Bugfixes and Improvements

  • Stop execution when improper command-line arguments are passed in.
    Incorrect command-line arguments will now return an error. The previous behavior was to strip the flags and execute the action anyway, which was undesirable.

    $ mrsm show pipes -c
    
     💢 Invalid arguments:
      show pipes -c
    
       🛑 argument -c/-C/--connector-keys: expected at least one argument
  • Allow bootstrap connector to create custom connectors.
    The bootstrap connector wizard can now handle registering custom connectors.

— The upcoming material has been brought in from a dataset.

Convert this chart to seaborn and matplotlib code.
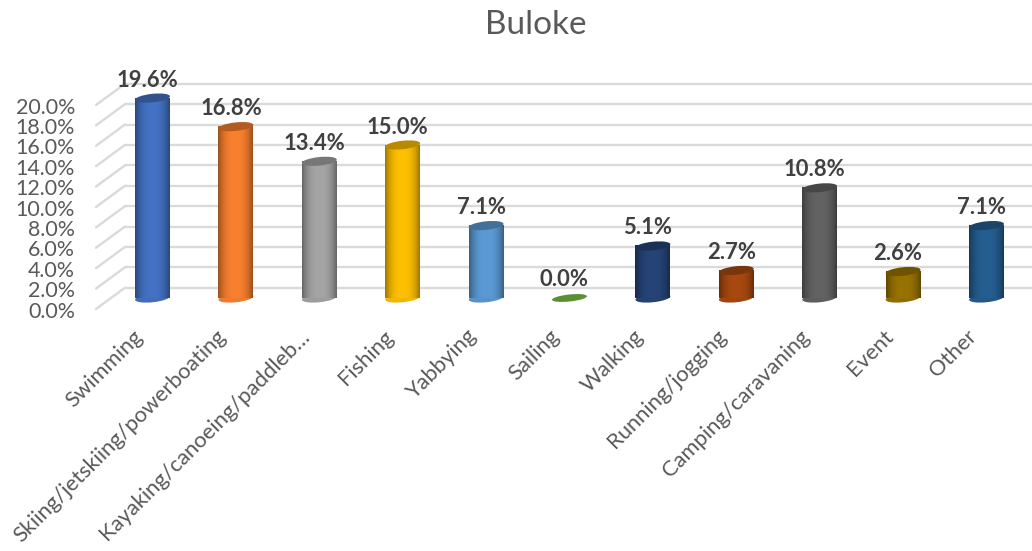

It uses the REQUIRED_ATTRIBUTES list set in the custom connector class when determining what to ask for.

  • Allow custom connectors to omit __init__()
    If a connector is created via @make_connector and doesn't have an __init__() function, the base one is used to create the connector with the correct type (derived from the class name) and verify the REQUIRED_ATTRIBUTES values if present.

  • Infer a connector's type from its class name.
    The type of a connector is now determined from its class name (e.g. FooConnector would have a type foo). When inheriting from Connector, it is no longer required to explictly pass the type before the label. For backwards compatability, the legacy method still behaves as expected.

    from meerschaum.connectors import (
        Connector,
        make_connector,
        get_connector,
    )
    
    @make_connector
    class FooConnector:
        REQUIRED_ATTRIBUTES = ['username', 'password']
    
    conn = get_connector(
        'foo',
        username = 'abc',
        password = 'def',
    )
  • Allow connectors to omit a label.
    The default label main will be used if label is omitted.

  • Add meta keys to connectors.
    Like pipes, the meta property of a connector returns a dictionary with the kwargs needed to reconstruct the connector.

    conn = mrsm.get_connector('sql:temp', flavor='sqlite', database=':memory:')
    print(conn.meta)
    # {'type': 'sql', 'label': 'temp', 'database': ':memory:', 'flavor': 'sqlite'}
  • Remove NUL bytes when inserting into PostgreSQL.
    PostgreSQL doesn't support NUL bytes in text ('\0'), so these characters are removed from strings when copying into a table.

  • Cache pipe.exists() for 5 seconds.
    Repeated calls to pipe.exists() will be sped up due to short-term caching. This cache is invalidated when syncing or dropping a pipe.

  • Fix an edge case with subprocesses in headless environments.
    Checks were added to subprocesses to prevent using interactive features when no such features may be available (i.e. termios).

  • Added pprint(), get_config(), and attempt_import() to the top-level namespace.
    Frequently used functions pprint(), get_config(), and attempt_import() have been promoted to the root level of the meerschaum namespace, i.e.:

    import meerschaum as mrsm
    mrsm.pprint(mrsm.get_config('meerschaum'))
    
    sqlalchemy = mrsm.attempt_import('sqlalchemy')
  • Fix CLI for MSSQL.
    The interactive CLI has been fixed for Microsoft SQL Server.